»»

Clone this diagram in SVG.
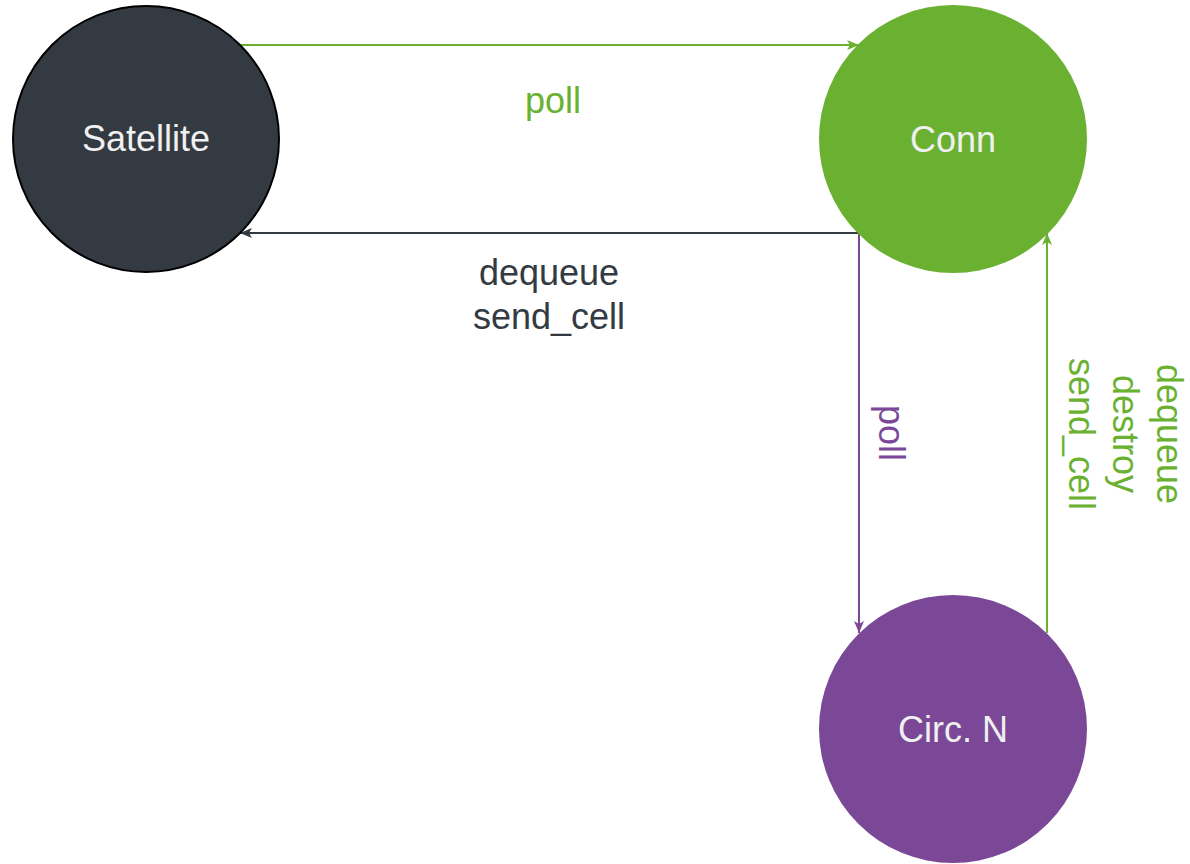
<svg xmlns="http://www.w3.org/2000/svg" width="1190" height="864" viewBox="0 0 1190 864">
<defs>
<style>
text{font-family:"Liberation Sans",Arial,sans-serif;font-size:36px;text-anchor:middle}
.node{fill:#f0f0f0}
.edge{fill:none;stroke-width:2}
.green{stroke:#6ab132}
.dark{stroke:#343a42}
.purple{stroke:#7b4897}
</style>
<marker id="ag" markerUnits="userSpaceOnUse" markerWidth="14" markerHeight="12" refX="12" refY="6" orient="auto"><path d="M0,1 L12,6 L0,11 L3,6 Z" fill="#6ab132"/></marker>
<marker id="ad" markerUnits="userSpaceOnUse" markerWidth="14" markerHeight="12" refX="12" refY="6" orient="auto"><path d="M0,1 L12,6 L0,11 L3,6 Z" fill="#343a42"/></marker>
<marker id="ap" markerUnits="userSpaceOnUse" markerWidth="14" markerHeight="12" refX="12" refY="6" orient="auto"><path d="M0,1 L12,6 L0,11 L3,6 Z" fill="#7b4897"/></marker>
</defs>
<rect width="1190" height="864" fill="#ffffff"/>
<g id="connectors">
<path class="edge green" d="M240,45 L859,45" marker-end="url(#ag)"/>
<path class="edge dark" d="M859,233 L240,233" marker-end="url(#ad)"/>
<path class="edge purple" d="M859,233 L859,633" marker-end="url(#ap)"/>
<path class="edge green" d="M1047,633 L1047,233" marker-end="url(#ag)"/>
<text x="553" y="113" fill="#6ab132">poll</text>
<text x="549" y="285" fill="#343a42">dequeue</text>
<text x="549" y="329" fill="#343a42">send_cell</text>
<text transform="translate(879,433) rotate(90)" fill="#7b4897">poll</text>
<text transform="translate(1157,434) rotate(90)" fill="#6ab132"><tspan x="0" y="0">dequeue</tspan><tspan x="0" y="44">destroy</tspan><tspan x="0" y="88">send_cell</tspan></text>
</g>
<g id="satellite">
<circle cx="146" cy="139" r="133" fill="#343a42" stroke="#000000" stroke-width="2"/>
<text class="node" x="146" y="151">Satellite</text>
</g>
<g id="conn">
<circle cx="953" cy="139" r="134" fill="#6ab132"/>
<text class="node" x="953" y="152">Conn</text>
</g>
<g id="circn">
<circle cx="953" cy="729" r="134" fill="#7b4897"/>
<text class="node" x="953" y="742">Circ. N</text>
</g>
</svg>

««

» **YOUR OBJECTIVE**: Pictures are excluded; copy all other data exactly as shown.

» **FULL SOLUTION**:
Clone this diagram in SVG.
<svg xmlns="http://www.w3.org/2000/svg" width="1190" height="864" viewBox="0 0 1190 864">
<defs>
<style>
text{font-family:"Liberation Sans",Arial,sans-serif;font-size:36px;text-anchor:middle}
.node{fill:#f0f0f0}
.edge{fill:none;stroke-width:2}
.green{stroke:#6ab132}
.dark{stroke:#343a42}
.purple{stroke:#7b4897}
</style>
<marker id="ag" markerUnits="userSpaceOnUse" markerWidth="14" markerHeight="12" refX="12" refY="6" orient="auto"><path d="M0,1 L12,6 L0,11 L3,6 Z" fill="#6ab132"/></marker>
<marker id="ad" markerUnits="userSpaceOnUse" markerWidth="14" markerHeight="12" refX="12" refY="6" orient="auto"><path d="M0,1 L12,6 L0,11 L3,6 Z" fill="#343a42"/></marker>
<marker id="ap" markerUnits="userSpaceOnUse" markerWidth="14" markerHeight="12" refX="12" refY="6" orient="auto"><path d="M0,1 L12,6 L0,11 L3,6 Z" fill="#7b4897"/></marker>
</defs>
<rect width="1190" height="864" fill="#ffffff"/>
<g id="connectors">
<path class="edge green" d="M240,45 L859,45" marker-end="url(#ag)"/>
<path class="edge dark" d="M859,233 L240,233" marker-end="url(#ad)"/>
<path class="edge purple" d="M859,233 L859,633" marker-end="url(#ap)"/>
<path class="edge green" d="M1047,633 L1047,233" marker-end="url(#ag)"/>
<text x="553" y="113" fill="#6ab132">poll</text>
<text x="549" y="285" fill="#343a42">dequeue</text>
<text x="549" y="329" fill="#343a42">send_cell</text>
<text transform="translate(879,433) rotate(90)" fill="#7b4897">poll</text>
<text transform="translate(1157,434) rotate(90)" fill="#6ab132"><tspan x="0" y="0">dequeue</tspan><tspan x="0" y="44">destroy</tspan><tspan x="0" y="88">send_cell</tspan></text>
</g>
<g id="satellite">
<circle cx="146" cy="139" r="133" fill="#343a42" stroke="#000000" stroke-width="2"/>
<text class="node" x="146" y="151">Satellite</text>
</g>
<g id="conn">
<circle cx="953" cy="139" r="134" fill="#6ab132"/>
<text class="node" x="953" y="152">Conn</text>
</g>
<g id="circn">
<circle cx="953" cy="729" r="134" fill="#7b4897"/>
<text class="node" x="953" y="742">Circ. N</text>
</g>
</svg>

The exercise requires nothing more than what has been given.